The world king of offal today is an Englishman, Fergus Henderson of St John restaurant, situated with historical significance hard by London’s former wholesale meat market, Smithfield.

It’s rated as one of the best restaurants in the world. After training as an architect, Henderson taught himself to cook, opened his restaurant, wrote books and generally dedicated himself to bringing the message of offal to the masses. “We don’t seek out the goriest things. We cook what we do because it’s delicious,” Henderson told the BBC, “The gastronomic possibilities of an animal are so huge once you start to look beyond the fillet.” He may not have reached the masses, but he has certainly influenced other chefs in Europe and North America, who have become noticeably more creative with offal. It wasn’t a coincidence that Sue Townsend had her most celebrated creation, Adrian Mole, become an offal chef, in one of her world-best-selling ‘diaries’.

There are several reasons for the decline in the consumption of offal, at least in the home. One is that lots of people have it ingrained in their thinking that this is poor people’s food, to be discarded as soon as you can afford something better, or even to prove to yourself and the neighbours that you’re not an offal-eater or poor person. Another is that we are now a whole lot more squeamish than our forebears, who didn’t buy their chickens plucked and trimmed and neatly packed into frozen bags, or their meat in careful slices. A trip to the butcher’s was a far more visceral experience for our grandmothers than it is for us – and in any case, most people don’t go to the butcher any more, preferring to get their meat packed at the supermarket, if at all. I have to say, though, that the squeamishness is entirely understandable when it comes to testicles – perhaps you just have to divorce the thought from the deed.

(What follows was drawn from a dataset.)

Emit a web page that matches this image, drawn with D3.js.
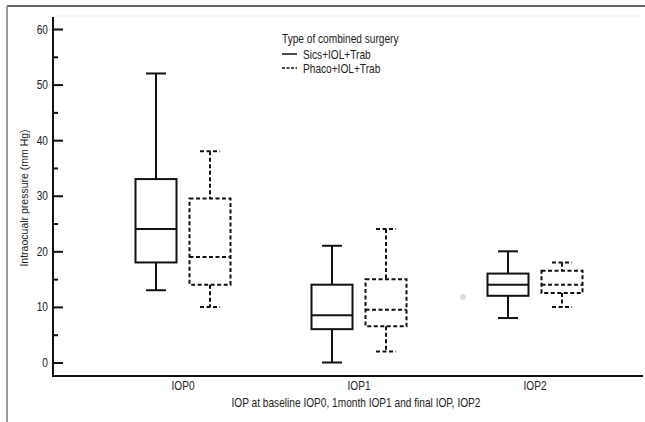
<!DOCTYPE html>
<html>
<head>
<meta charset="utf-8">
<script src="https://cdn.jsdelivr.net/npm/d3@7"></script>
<style>
  body { margin: 0; background: #fff; }
  svg text { font-family: "Liberation Sans", Arial, sans-serif; fill: #222; }
</style>
</head>
<body>
<div id="chart"></div>
<script>
// Box plot — IOP by type of combined surgery
const categories = ["IOP0", "IOP1", "IOP2"];
const groups = ["Sics+IOL+Trab", "Phaco+IOL+Trab"];
// five-number summaries [min, q1, median, q3, max] per category
const sicsStats = [[13, 18, 24, 33, 52], [0, 6, 8.5, 14, 21], [8, 12, 14, 16, 20]];
const phacoStats = [[10, 14, 19, 29.5, 38], [2, 6.5, 9.5, 15, 24], [10, 12.5, 14, 16.5, 18]];
const yTicks = [0, 10, 20, 30, 40, 50, 60];
const yMinorTicks = [5, 15, 25, 35, 45, 55];

const W = 645, H = 422;
const narrow = 0.78; // the original uses a condensed face
const svg = d3.select("#chart").append("svg").attr("width", W).attr("height", H);

// condensed text helper
const ntext = (parent, tx, ty, str, size, anchor) => parent.append("text")
  .attr("transform", `translate(${tx},${ty}) scale(${narrow},1)`)
  .attr("text-anchor", anchor || "start").attr("font-size", size).text(str);

// image frame (top + left)
svg.append("line").attr("x1", 7).attr("x2", W).attr("y1", 6).attr("y2", 6)
  .attr("stroke", "#333").attr("stroke-width", 1.5);
svg.append("line").attr("x1", 7).attr("x2", 7).attr("y1", 6).attr("y2", H)
  .attr("stroke", "#999").attr("stroke-width", 2);
svg.append("line").attr("x1", 53).attr("x2", 643).attr("y1", 16).attr("y2", 16)
  .attr("stroke", "#f0f0f0").attr("stroke-width", 1);

const y = d3.scaleLinear().domain([0, 60]).range([362.5, 29]);
const x = d3.scaleBand().domain(categories).range([95, 623]);
const sub = d3.scaleOrdinal().domain(groups).range([-27, 27]);
const boxW = 41, capW = 20;

// axes lines
const axisY = 376;
svg.append("line").attr("x1", 53).attr("x2", 53).attr("y1", 17).attr("y2", axisY + 1)
  .attr("stroke", "#111").attr("stroke-width", 2);
svg.append("line").attr("x1", 52).attr("x2", 643).attr("y1", axisY).attr("y2", axisY)
  .attr("stroke", "#111").attr("stroke-width", 2);

const yAxis = svg.append("g").attr("transform", "translate(53,0)")
  .call(d3.axisRight(y).tickValues(yTicks).tickSize(10).tickFormat(""))
  .call(g => g.select(".domain").remove());
yAxis.selectAll(".tick line").attr("stroke", "#111").attr("stroke-width", 2);
svg.append("g").attr("transform", "translate(53,0)")
  .call(d3.axisRight(y).tickValues(yMinorTicks).tickSize(5).tickFormat(""))
  .call(g => g.select(".domain").remove())
  .selectAll(".tick line").attr("stroke", "#111").attr("stroke-width", 2);

const yLab = svg.append("g");
yTicks.forEach(d => ntext(yLab, 48, y(d) + 4.5, d, 13, "end"));

svg.append("text")
  .attr("transform", "translate(28,198) rotate(-90)")
  .attr("text-anchor", "middle").attr("font-size", 10.5)
  .text("Intraocualr pressure (mm Hg)");

const xLab = svg.append("g");
categories.forEach(c => ntext(xLab, x(c) + x.bandwidth() / 2, 390, c, 13, "middle"));

ntext(svg, 356, 407, "IOP at baseline IOP0, 1month IOP1 and final IOP, IOP2", 13, "middle");

// boxes
const drawBox = (stats, group, dash) => {
  stats.forEach((s, i) => {
    const cx = x(categories[i]) + x.bandwidth() / 2 + sub(group);
    const [mn, q1, md, q3, mx] = s;
    const g = svg.append("g").attr("fill", "none").attr("stroke", "#111")
      .attr("stroke-width", 2).attr("stroke-dasharray", dash);
    g.append("line").attr("x1", cx).attr("x2", cx).attr("y1", y(mx)).attr("y2", y(q3));
    g.append("line").attr("x1", cx).attr("x2", cx).attr("y1", y(q1)).attr("y2", y(mn));
    g.append("line").attr("x1", cx - capW / 2).attr("x2", cx + capW / 2).attr("y1", y(mx)).attr("y2", y(mx));
    g.append("line").attr("x1", cx - capW / 2).attr("x2", cx + capW / 2).attr("y1", y(mn)).attr("y2", y(mn));
    g.append("rect").attr("x", cx - boxW / 2).attr("width", boxW)
      .attr("y", y(q3)).attr("height", y(q1) - y(q3));
    g.append("line").attr("x1", cx - boxW / 2).attr("x2", cx + boxW / 2).attr("y1", y(md)).attr("y2", y(md));
  });
};
drawBox(sicsStats, groups[0], null);
drawBox(phacoStats, groups[1], "4,2.5");

// small grey speck seen in the original
svg.append("circle").attr("cx", 463).attr("cy", 297).attr("r", 3).attr("fill", "#ddd");

// legend
const legend = svg.append("g").attr("transform", "translate(282,0)");
ntext(legend, 0, 43, "Type of combined surgery", 13);
groups.forEach((grp, i) => {
  const ly = 54 + i * 14;
  legend.append("line").attr("x1", 0).attr("x2", 15).attr("y1", ly).attr("y2", ly)
    .attr("stroke", "#111").attr("stroke-width", 1.5)
    .attr("stroke-dasharray", i === 1 ? "3,1.5" : null);
  ntext(legend, 21, ly + 4.5, grp, 13);
});
</script>
</body>
</html>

Without a butcher to advise us on what to buy and how to prepare it, we’re lost, especially now that the transmission of this essential information down the generations has been broken. So people buy what they know: steak for the grill. Another problem could be that many of us were put off liver for life by being forced to eat it as children, usually during school lunches. My own memories of liver are of a tough, shrivelled mass cooked to extinction and with no flavouring whatsoever, which I was obliged to eat in primary school while the monitor glared threateningly at me and the bite-sized pieces grew to elephantine size in my cheeks. I’m pretty sure that this is a fairly common childhood experience for my contemporaries. There are no school dinners any more, and parents appear to have stopped serving up liver, perhaps because, like me, they were completely put off by their own foul experiences, even though liver is super-rich in iron and vitamin B complex. My childhood experience of kidneys is completely different. My grandfather made an excellent steak-and-kidney pie, and I loved it. Taste and texture are what shape our early attitudes towards offal. They can mark us for life with horror, or they can make us more open-minded about what we eat.